To do:
For the material that follows, list every line containing the word "code".

------------------------------------------------------------------------

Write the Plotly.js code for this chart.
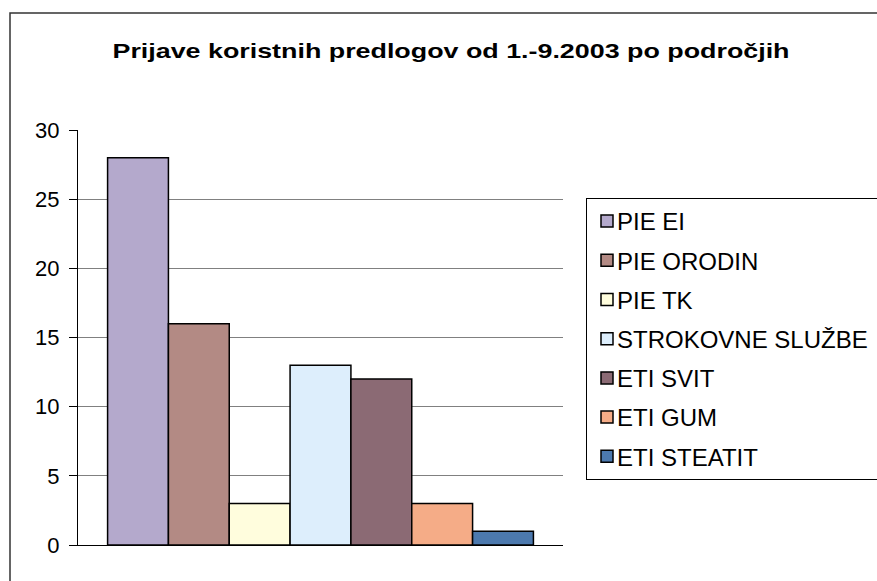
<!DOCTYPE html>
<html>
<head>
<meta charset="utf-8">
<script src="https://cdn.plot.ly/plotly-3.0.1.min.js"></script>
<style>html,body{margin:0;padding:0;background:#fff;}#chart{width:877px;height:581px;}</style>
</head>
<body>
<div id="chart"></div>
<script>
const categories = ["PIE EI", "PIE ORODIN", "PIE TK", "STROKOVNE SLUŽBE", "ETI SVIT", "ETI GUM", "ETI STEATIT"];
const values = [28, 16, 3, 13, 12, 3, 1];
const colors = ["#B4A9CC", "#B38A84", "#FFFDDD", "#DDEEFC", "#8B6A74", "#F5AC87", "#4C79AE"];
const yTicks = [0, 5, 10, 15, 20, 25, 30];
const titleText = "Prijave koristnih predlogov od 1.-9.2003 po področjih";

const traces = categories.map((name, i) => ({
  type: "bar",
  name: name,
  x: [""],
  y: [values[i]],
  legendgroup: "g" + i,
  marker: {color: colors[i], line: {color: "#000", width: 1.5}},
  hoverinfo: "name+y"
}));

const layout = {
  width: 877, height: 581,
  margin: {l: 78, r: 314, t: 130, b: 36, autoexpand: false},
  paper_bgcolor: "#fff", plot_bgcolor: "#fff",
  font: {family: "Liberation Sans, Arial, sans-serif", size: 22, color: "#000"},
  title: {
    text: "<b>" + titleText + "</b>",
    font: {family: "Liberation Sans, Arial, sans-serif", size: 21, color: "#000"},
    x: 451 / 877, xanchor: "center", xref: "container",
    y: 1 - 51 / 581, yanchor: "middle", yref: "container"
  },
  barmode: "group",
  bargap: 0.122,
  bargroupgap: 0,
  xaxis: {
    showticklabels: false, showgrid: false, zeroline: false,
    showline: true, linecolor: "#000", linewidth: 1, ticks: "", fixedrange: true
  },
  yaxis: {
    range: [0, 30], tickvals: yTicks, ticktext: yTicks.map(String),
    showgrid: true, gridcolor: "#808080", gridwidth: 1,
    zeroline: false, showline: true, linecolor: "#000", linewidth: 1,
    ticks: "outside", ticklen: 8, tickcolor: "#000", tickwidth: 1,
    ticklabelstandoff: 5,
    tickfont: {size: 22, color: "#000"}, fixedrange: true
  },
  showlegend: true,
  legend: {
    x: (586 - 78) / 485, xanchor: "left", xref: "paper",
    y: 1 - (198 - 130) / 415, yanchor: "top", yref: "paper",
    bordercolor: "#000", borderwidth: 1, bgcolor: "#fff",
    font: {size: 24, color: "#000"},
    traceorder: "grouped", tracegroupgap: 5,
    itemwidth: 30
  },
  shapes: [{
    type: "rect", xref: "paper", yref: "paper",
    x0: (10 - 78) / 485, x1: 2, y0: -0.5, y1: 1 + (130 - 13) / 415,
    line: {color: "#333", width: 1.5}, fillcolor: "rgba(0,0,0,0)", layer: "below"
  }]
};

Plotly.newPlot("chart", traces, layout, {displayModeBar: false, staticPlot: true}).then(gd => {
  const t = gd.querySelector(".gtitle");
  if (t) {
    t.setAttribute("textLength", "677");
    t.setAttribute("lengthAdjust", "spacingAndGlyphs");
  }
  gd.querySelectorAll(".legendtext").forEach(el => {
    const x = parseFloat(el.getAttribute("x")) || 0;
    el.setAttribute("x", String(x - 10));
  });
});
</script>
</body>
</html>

------------------------------------------------------------------------

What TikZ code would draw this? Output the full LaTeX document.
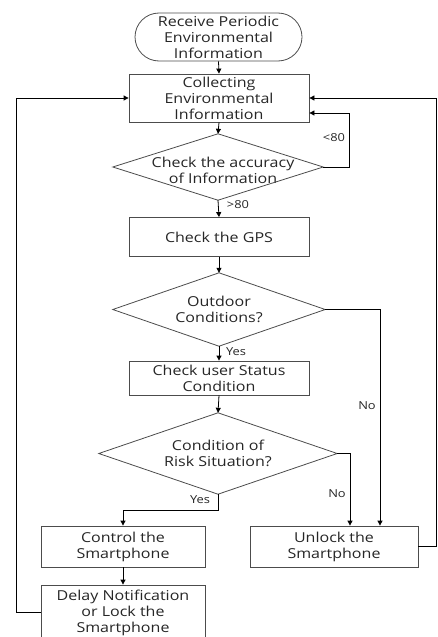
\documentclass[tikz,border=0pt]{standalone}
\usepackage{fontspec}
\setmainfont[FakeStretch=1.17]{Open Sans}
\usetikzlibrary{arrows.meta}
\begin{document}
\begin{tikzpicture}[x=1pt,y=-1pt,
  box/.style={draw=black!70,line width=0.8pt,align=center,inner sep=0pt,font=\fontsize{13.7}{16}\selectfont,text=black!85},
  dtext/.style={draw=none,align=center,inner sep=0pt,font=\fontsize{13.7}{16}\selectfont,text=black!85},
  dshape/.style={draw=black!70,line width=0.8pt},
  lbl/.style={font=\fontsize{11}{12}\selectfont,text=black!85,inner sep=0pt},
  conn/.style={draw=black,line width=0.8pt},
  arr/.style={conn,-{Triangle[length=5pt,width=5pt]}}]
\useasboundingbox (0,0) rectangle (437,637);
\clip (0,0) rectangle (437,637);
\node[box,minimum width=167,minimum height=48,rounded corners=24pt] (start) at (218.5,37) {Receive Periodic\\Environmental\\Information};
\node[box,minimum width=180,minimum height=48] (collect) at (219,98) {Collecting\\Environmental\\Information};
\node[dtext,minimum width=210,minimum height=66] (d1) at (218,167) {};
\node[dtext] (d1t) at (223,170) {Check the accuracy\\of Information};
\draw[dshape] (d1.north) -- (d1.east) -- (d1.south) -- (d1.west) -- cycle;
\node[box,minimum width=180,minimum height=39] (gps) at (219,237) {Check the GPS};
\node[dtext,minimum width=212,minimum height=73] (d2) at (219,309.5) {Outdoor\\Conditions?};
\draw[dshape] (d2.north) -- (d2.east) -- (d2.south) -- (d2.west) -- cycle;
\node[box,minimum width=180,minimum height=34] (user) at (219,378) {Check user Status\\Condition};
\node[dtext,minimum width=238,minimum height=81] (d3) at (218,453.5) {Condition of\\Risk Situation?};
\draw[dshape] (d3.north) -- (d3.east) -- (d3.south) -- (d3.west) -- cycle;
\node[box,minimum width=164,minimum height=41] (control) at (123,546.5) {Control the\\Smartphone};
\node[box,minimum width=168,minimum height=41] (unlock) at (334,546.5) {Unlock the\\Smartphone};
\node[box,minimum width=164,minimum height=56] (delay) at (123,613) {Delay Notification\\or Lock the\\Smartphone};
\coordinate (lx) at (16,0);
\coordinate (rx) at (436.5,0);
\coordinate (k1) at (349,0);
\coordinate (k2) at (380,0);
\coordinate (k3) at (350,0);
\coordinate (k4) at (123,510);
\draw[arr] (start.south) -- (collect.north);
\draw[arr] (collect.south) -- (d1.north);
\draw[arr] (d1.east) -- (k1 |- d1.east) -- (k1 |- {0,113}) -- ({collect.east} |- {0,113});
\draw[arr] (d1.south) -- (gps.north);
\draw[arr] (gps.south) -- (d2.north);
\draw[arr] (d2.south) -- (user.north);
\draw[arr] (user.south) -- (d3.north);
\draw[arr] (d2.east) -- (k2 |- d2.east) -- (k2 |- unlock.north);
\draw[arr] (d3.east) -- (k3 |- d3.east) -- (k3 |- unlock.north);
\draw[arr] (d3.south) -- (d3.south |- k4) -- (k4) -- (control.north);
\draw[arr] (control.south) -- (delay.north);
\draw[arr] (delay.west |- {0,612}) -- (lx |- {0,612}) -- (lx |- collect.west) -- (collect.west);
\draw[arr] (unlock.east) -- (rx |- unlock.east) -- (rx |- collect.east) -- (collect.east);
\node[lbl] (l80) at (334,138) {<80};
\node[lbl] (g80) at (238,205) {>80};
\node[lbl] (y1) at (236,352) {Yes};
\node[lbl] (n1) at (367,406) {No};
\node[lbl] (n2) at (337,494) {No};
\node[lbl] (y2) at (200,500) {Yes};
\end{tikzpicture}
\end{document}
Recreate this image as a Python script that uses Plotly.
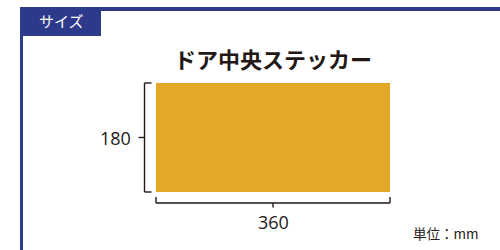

------------------------------------------------------------------------

Output below:
Write the Plotly.js code for this chart.
What TikZ code would draw this? Output the full LaTeX document.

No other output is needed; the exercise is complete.